▸ **TASK TO CARRY OUT**
Copy exactly the lines from the start of the material through the line with "var squeeze = 0.87;". Pictures stay out of the copy.

━━━━━━

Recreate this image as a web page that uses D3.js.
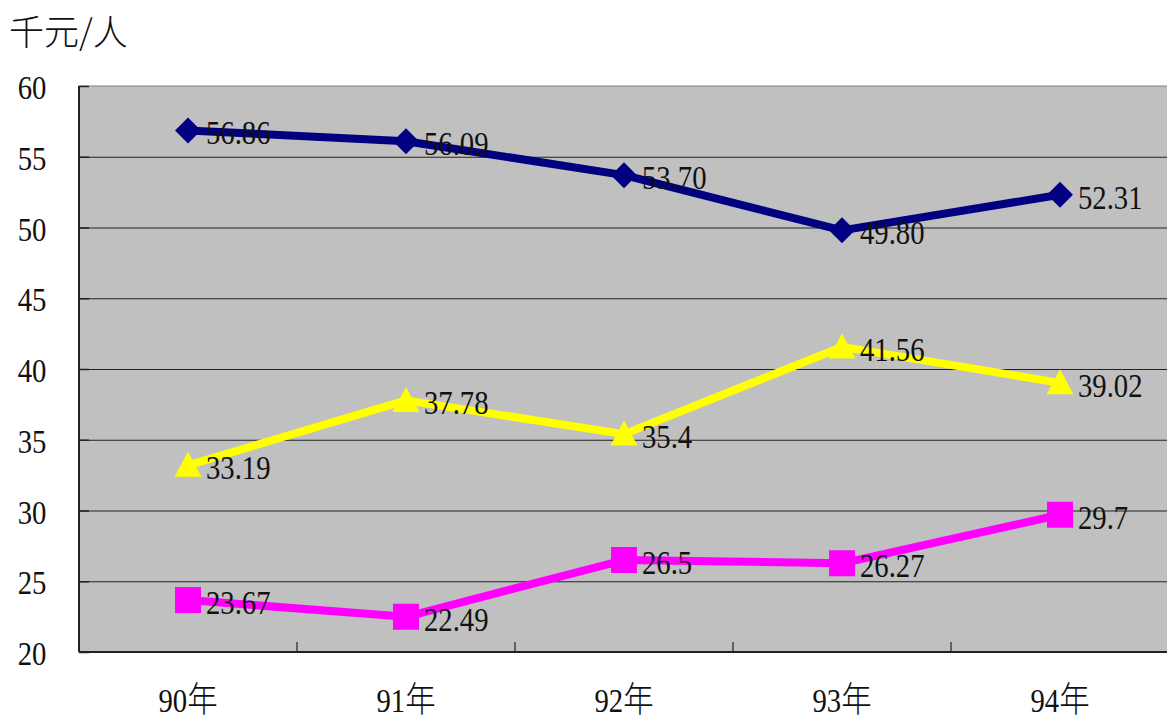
<!DOCTYPE html>
<html>
<head>
<meta charset="utf-8">
<script src="https://cdn.jsdelivr.net/npm/d3@7"></script>
<style>
  body { margin: 0; background: #fff; }
  text { font-family: "Liberation Serif", "DejaVu Serif", serif; fill: #111; }
  .cjk { font-family: "Noto Sans CJK TC", "Noto Sans CJK SC", sans-serif; font-weight: 300; }
</style>
</head>
<body>
<svg id="chart" width="1167" height="716"></svg>
<script>
var years = ["90年", "91年", "92年", "93年", "94年"];
var yTicks = [20, 25, 30, 35, 40, 45, 50, 55, 60];
var navyVals = [56.86, 56.09, 53.70, 49.80, 52.31];
var navyLabels = ["56.86", "56.09", "53.70", "49.80", "52.31"];
var yellowVals = [33.19, 37.78, 35.4, 41.56, 39.02];
var yellowLabels = ["33.19", "37.78", "35.4", "41.56", "39.02"];
var pinkVals = [23.67, 22.49, 26.5, 26.27, 29.7];
var pinkLabels = ["23.67", "22.49", "26.5", "26.27", "29.7"];

var svg = d3.select("#chart");
var pLeft = 79, pTop = 86, pRight = 1169, pBottom = 652;
var squeeze = 0.87;   // the original font is a narrow serif

var x = d3.scaleBand().domain(years).range([pLeft, pRight]);
var y = d3.scaleLinear().domain([20, 60]).range([pBottom, pTop]);

function at(px, py) { return "translate(" + px + "," + py + ") scale(" + squeeze + ",1)"; }

// plot area
svg.append("rect")
    .attr("x", pLeft).attr("y", pTop)
    .attr("width", pRight - pLeft).attr("height", pBottom - pTop)
    .attr("fill", "#c0c0c0")
    .attr("stroke", "#808080")
    .attr("stroke-width", 1);

// gridlines
svg.append("g")
  .selectAll("line")
  .data(yTicks.slice(1, -1))
  .enter().append("line")
    .attr("x1", pLeft).attr("x2", pRight)
    .attr("y1", function(d) { return y(d) + 0.5; })
    .attr("y2", function(d) { return y(d) + 0.5; })
    .attr("stroke", "#222")
    .attr("stroke-width", 1);

// y axis
var yAxis = svg.append("g").attr("transform", "translate(" + pLeft + ",0)")
    .call(d3.axisRight(y).tickValues(yTicks).tickSize(10).tickFormat(""));
yAxis.select(".domain").remove();
yAxis.selectAll("line").attr("stroke", "#222").attr("stroke-width", 1.5);
svg.append("line")
    .attr("x1", pLeft).attr("x2", pLeft).attr("y1", pTop).attr("y2", pBottom)
    .attr("stroke", "#222").attr("stroke-width", 2);

svg.append("g")
  .selectAll("text")
  .data(yTicks)
  .enter().append("text")
    .attr("transform", function(d) { return at(32, y(d) + 13); })
    .attr("text-anchor", "middle")
    .attr("font-size", 33)
    .text(function(d) { return d; });

// x axis
var xBounds = years.slice(1).map(function(d) { return x(d); });
svg.append("g")
  .selectAll("line")
  .data(xBounds)
  .enter().append("line")
    .attr("x1", function(d) { return d; }).attr("x2", function(d) { return d; })
    .attr("y1", pBottom).attr("y2", pBottom - 10)
    .attr("stroke", "#222").attr("stroke-width", 1.2);
svg.append("line")
    .attr("x1", pLeft).attr("x2", pRight).attr("y1", pBottom).attr("y2", pBottom)
    .attr("stroke", "#222").attr("stroke-width", 2);

var xl = svg.append("g")
  .selectAll("text")
  .data(years)
  .enter().append("text")
    .attr("transform", function(d) { return at(x(d) + x.bandwidth() / 2, 712); })
    .attr("text-anchor", "middle")
    .attr("font-size", 33);
xl.append("tspan").text(function(d) { return d.slice(0, 2); });
xl.append("tspan").attr("class", "cjk").attr("font-size", 35).text(function(d) { return d.slice(2); });

// unit label
svg.append("text")
    .attr("class", "cjk")
    .attr("x", 9).attr("y", 45)
    .attr("font-size", 35)
    .text("千元/人");

var cx = function(i) { return x(years[i]) + x.bandwidth() / 2; };

function drawSeries(vals, labels, color, symbol, size) {
  var line = d3.line()
      .x(function(d, i) { return cx(i); })
      .y(function(d) { return y(d); });
  svg.append("path")
      .datum(vals)
      .attr("fill", "none")
      .attr("stroke", color)
      .attr("stroke-width", 8)
      .attr("stroke-linejoin", "round")
      .attr("d", line);
  svg.append("g")
    .selectAll("path")
    .data(vals)
    .enter().append("path")
      .attr("transform", function(d, i) { return "translate(" + cx(i) + "," + y(d) + ")"; })
      .attr("d", d3.symbol().type(symbol).size(size))
      .attr("fill", color);
  svg.append("g")
    .selectAll("text")
    .data(vals)
    .enter().append("text")
      .attr("transform", function(d, i) { return at(cx(i) + 18, y(d) + 14); })
      .attr("font-size", 33)
      .text(function(d, i) { return labels[i]; });
}

var diamond = {
  draw: function(ctx, size) {
    var r = Math.sqrt(size) / 2;
    ctx.moveTo(0, -r); ctx.lineTo(r, 0); ctx.lineTo(0, r); ctx.lineTo(-r, 0); ctx.closePath();
  }
};
var square = {
  draw: function(ctx, size) {
    var r = Math.sqrt(size) / 2;
    ctx.rect(-r, -r, 2 * r, 2 * r);
  }
};
var triangle = {
  draw: function(ctx, size) {
    var r = Math.sqrt(size) / 2;
    ctx.moveTo(0, -r); ctx.lineTo(r, r * 0.85); ctx.lineTo(-r, r * 0.85); ctx.closePath();
  }
};

drawSeries(navyVals, navyLabels, "#000080", diamond, 26 * 26);
drawSeries(pinkVals, pinkLabels, "#ff00ff", square, 26 * 26);
drawSeries(yellowVals, yellowLabels, "#ffff00", triangle, 27 * 27);
</script>
</body>
</html>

━━━━━━

▸ **WRITTEN REPLY**
Recreate this image as a web page that uses D3.js.
<!DOCTYPE html>
<html>
<head>
<meta charset="utf-8">
<script src="https://cdn.jsdelivr.net/npm/d3@7"></script>
<style>
  body { margin: 0; background: #fff; }
  text { font-family: "Liberation Serif", "DejaVu Serif", serif; fill: #111; }
  .cjk { font-family: "Noto Sans CJK TC", "Noto Sans CJK SC", sans-serif; font-weight: 300; }
</style>
</head>
<body>
<svg id="chart" width="1167" height="716"></svg>
<script>
var years = ["90年", "91年", "92年", "93年", "94年"];
var yTicks = [20, 25, 30, 35, 40, 45, 50, 55, 60];
var navyVals = [56.86, 56.09, 53.70, 49.80, 52.31];
var navyLabels = ["56.86", "56.09", "53.70", "49.80", "52.31"];
var yellowVals = [33.19, 37.78, 35.4, 41.56, 39.02];
var yellowLabels = ["33.19", "37.78", "35.4", "41.56", "39.02"];
var pinkVals = [23.67, 22.49, 26.5, 26.27, 29.7];
var pinkLabels = ["23.67", "22.49", "26.5", "26.27", "29.7"];

var svg = d3.select("#chart");
var pLeft = 79, pTop = 86, pRight = 1169, pBottom = 652;
var squeeze = 0.87;   // the original font is a narrow serif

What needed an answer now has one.